--- Stated goal ---
Pull out every line with the word "chart".

--- Collected data ---
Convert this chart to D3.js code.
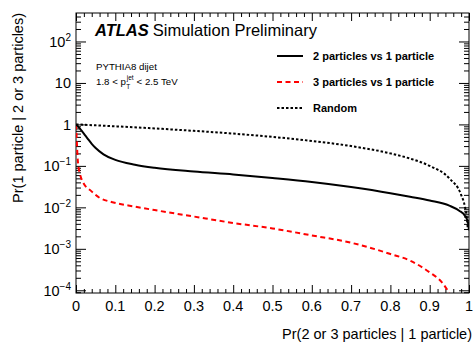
<!DOCTYPE html>
<html>
<head>
<meta charset="utf-8">
<script src="https://cdn.jsdelivr.net/npm/d3@7/dist/d3.min.js"></script>
<style>
  html, body { margin: 0; padding: 0; background: #fff; }
  svg { display: block; }
  text { font-family: "Liberation Sans", Arial, Helvetica, sans-serif; fill: #000; }
</style>
</head>
<body>
<svg id="chart" width="474" height="342"></svg>
<script>
// Efficiency of the 1-particle tag vs. mis-tag of 2 or 3 particles
const xTwo = [0, 0.005, 0.01, 0.02, 0.03, 0.04, 0.05, 0.07, 0.1, 0.15, 0.2, 0.3, 0.4, 0.5, 0.6, 0.7, 0.8, 0.85, 0.9, 0.95, 0.975, 0.99, 0.997, 1.0];
const yTwo = [1, 0.9, 0.79, 0.6, 0.45, 0.34, 0.27, 0.19, 0.14, 0.107, 0.09, 0.073, 0.062, 0.051, 0.041, 0.031, 0.022, 0.018, 0.0146, 0.011, 0.0083, 0.0062, 0.0045, 0.0028];

const xThree = [0, 0.002, 0.004, 0.006, 0.01, 0.02, 0.036, 0.06, 0.09, 0.15, 0.2, 0.3, 0.4, 0.5, 0.6, 0.7, 0.75, 0.8, 0.85, 0.9, 0.93, 0.95];
const yThree = [1, 0.4, 0.16, 0.1, 0.064, 0.037, 0.026, 0.017, 0.0135, 0.0104, 0.0086, 0.006, 0.0042, 0.0031, 0.0021, 0.0014, 0.00105, 0.00075, 0.00052, 0.00027, 0.00016, 0.000086];

const xRandom = [0, 0.05, 0.1, 0.2, 0.3, 0.4, 0.5, 0.6, 0.7, 0.8, 0.85, 0.9, 0.95, 0.98, 0.99, 0.995, 0.997];
const yRandom = [1, 0.95, 0.9, 0.8, 0.7, 0.6, 0.5, 0.4, 0.3, 0.2, 0.15, 0.1, 0.05, 0.02, 0.01, 0.005, 0.003];

const xTickValues = [0, 0.1, 0.2, 0.3, 0.4, 0.5, 0.6, 0.7, 0.8, 0.9, 1];
const xTickLabels = ["0", "0.1", "0.2", "0.3", "0.4", "0.5", "0.6", "0.7", "0.8", "0.9", "1"];
const yTickValues = [1e-4, 1e-3, 1e-2, 1e-1, 1, 10, 100];
const yTickBase = ["10", "10", "10", "10", "1", "10", "10"];
const yTickExp = ["\u22124", "\u22123", "\u22122", "\u22121", "", "", "2"];

const seriesNames = ["2 particles vs 1 particle", "3 particles vs 1 particle", "Random"];

const xDomain = [0, 1];
const yDomain = [8.6e-5, 486];

const frame = { left: 76, right: 469, top: 13, bottom: 293 };

const svg = d3.select("#chart");

const x = d3.scaleLinear().domain(xDomain).range([frame.left, frame.right]);
const y = d3.scaleLog().domain(yDomain).range([frame.bottom, frame.top]);

svg.append("defs").append("clipPath").attr("id", "plotclip")
  .append("rect")
  .attr("x", frame.left).attr("y", frame.top)
  .attr("width", frame.right - frame.left).attr("height", frame.bottom - frame.top);

// minor tick values
const xMinor = d3.range(0, 51).map(i => i / 50).filter(v => Math.round(v * 50) % 5 !== 0);
const yMinor = [];
for (let e = -5; e <= 2; e++) {
  for (let m = 2; m <= 9; m++) {
    const v = m * Math.pow(10, e);
    if (v >= yDomain[0] && v <= yDomain[1]) yMinor.push(v);
  }
}

function styleAxis(g) {
  g.select(".domain").remove();
  g.selectAll(".tick line").attr("stroke", "#000").attr("stroke-width", 1);
  g.selectAll(".tick text").remove();
}

// bottom and top axes (ticks pointing inward)
svg.append("g").attr("transform", `translate(0,${frame.bottom})`)
  .call(d3.axisBottom(x).tickValues(xTickValues).tickSize(-8)).call(styleAxis);
svg.append("g").attr("transform", `translate(0,${frame.bottom})`)
  .call(d3.axisBottom(x).tickValues(xMinor).tickSize(-4)).call(styleAxis);
svg.append("g").attr("transform", `translate(0,${frame.top})`)
  .call(d3.axisTop(x).tickValues(xTickValues).tickSize(-8)).call(styleAxis);
svg.append("g").attr("transform", `translate(0,${frame.top})`)
  .call(d3.axisTop(x).tickValues(xMinor).tickSize(-4)).call(styleAxis);

// left and right axes
svg.append("g").attr("transform", `translate(${frame.left},0)`)
  .call(d3.axisLeft(y).tickValues(yTickValues).tickSize(-10)).call(styleAxis);
svg.append("g").attr("transform", `translate(${frame.left},0)`)
  .call(d3.axisLeft(y).tickValues(yMinor).tickSize(-5)).call(styleAxis);
svg.append("g").attr("transform", `translate(${frame.right},0)`)
  .call(d3.axisRight(y).tickValues(yTickValues).tickSize(-10)).call(styleAxis);
svg.append("g").attr("transform", `translate(${frame.right},0)`)
  .call(d3.axisRight(y).tickValues(yMinor).tickSize(-5)).call(styleAxis);

// frame
svg.append("rect")
  .attr("x", frame.left).attr("y", frame.top)
  .attr("width", frame.right - frame.left).attr("height", frame.bottom - frame.top)
  .attr("fill", "none").attr("stroke", "#000").attr("stroke-width", 1);

// x tick labels
svg.append("g").selectAll("text").data(xTickValues).join("text")
  .attr("x", d => x(d)).attr("y", 311)
  .attr("text-anchor", "middle").attr("font-size", 14.5)
  .text((d, i) => xTickLabels[i]);

// y tick labels with exponents
const yl = svg.append("g").selectAll("text").data(yTickValues).join("text")
  .attr("x", 71).attr("y", d => y(d) + 5.5)
  .attr("text-anchor", "end").attr("font-size", 14.5);
yl.append("tspan").text((d, i) => yTickBase[i]);
yl.append("tspan").attr("dy", -6).attr("font-size", 10)
  .text((d, i) => yTickExp[i]);

// axis titles
svg.append("text")
  .attr("x", 472).attr("y", 339)
  .attr("text-anchor", "end").attr("font-size", 14.5)
  .text("Pr(2 or 3 particles | 1 particle)");
svg.append("text")
  .attr("transform", "translate(23,13) rotate(-90)")
  .attr("text-anchor", "end").attr("font-size", 14.5)
  .text("Pr(1 particle | 2 or 3 particles)");

// curves
const line = d3.line().x(d => x(d[0])).y(d => y(d[1])).curve(d3.curveMonotoneX);
const plot = svg.append("g").attr("clip-path", "url(#plotclip)");

const series = [
  { xs: xRandom, ys: yRandom, color: "#000", dash: "2.5,2" },
  { xs: xThree, ys: yThree, color: "#ff0000", dash: "5,3.5" },
  { xs: xTwo, ys: yTwo, color: "#000", dash: null }
];
series.forEach(s => {
  plot.append("path")
    .datum(s.xs.map((v, i) => [v, s.ys[i]]))
    .attr("fill", "none")
    .attr("stroke", s.color)
    .attr("stroke-width", 2)
    .attr("stroke-dasharray", s.dash)
    .attr("d", line);
});

// ATLAS label
const atlas = svg.append("text").attr("x", 95).attr("y", 36).attr("font-size", 16.5);
atlas.append("tspan").attr("font-weight", "bold").attr("font-style", "italic").text("ATLAS");
atlas.append("tspan").attr("dx", 4).text("Simulation Preliminary");

svg.append("text").attr("x", 96).attr("y", 70).attr("font-size", 9.7).text("PYTHIA8 dijet");

// kinematic range: p_T^jet built from separate pieces
const kinA = svg.append("text").attr("x", 96).attr("y", 85).attr("font-size", 9.7).text("1.8 < p");
const pEnd = 96 + kinA.node().getComputedTextLength();
const sup = svg.append("text").attr("x", pEnd + 0.8).attr("y", 79.5).attr("font-size", 6.5).text("jet");
svg.append("text").attr("x", pEnd + 0.3).attr("y", 88.5).attr("font-size", 6.5).text("T");
const supEnd = pEnd + 0.8 + sup.node().getComputedTextLength();
svg.append("text").attr("x", supEnd + 3).attr("y", 85).attr("font-size", 9.7).text("< 2.5 TeV");

// legend
const legendY = [56, 82, 108];
const legendStyles = [
  { color: "#000", dash: null },
  { color: "#ff0000", dash: "5,3.5" },
  { color: "#000", dash: "2.5,2" }
];
const leg = svg.append("g");
seriesNames.forEach((name, i) => {
  leg.append("line")
    .attr("x1", 277).attr("x2", 303)
    .attr("y1", legendY[i]).attr("y2", legendY[i])
    .attr("stroke", legendStyles[i].color)
    .attr("stroke-width", 2)
    .attr("stroke-dasharray", legendStyles[i].dash);
  leg.append("text")
    .attr("x", 313).attr("y", legendY[i] + 4)
    .attr("font-size", 11).attr("font-weight", "bold")
    .text(name);
});
</script>
</body>
</html>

--- Finished exercise ---
Convert this chart to D3.js code.
<svg id="chart" width="474" height="342"></svg>
const svg = d3.select("#chart");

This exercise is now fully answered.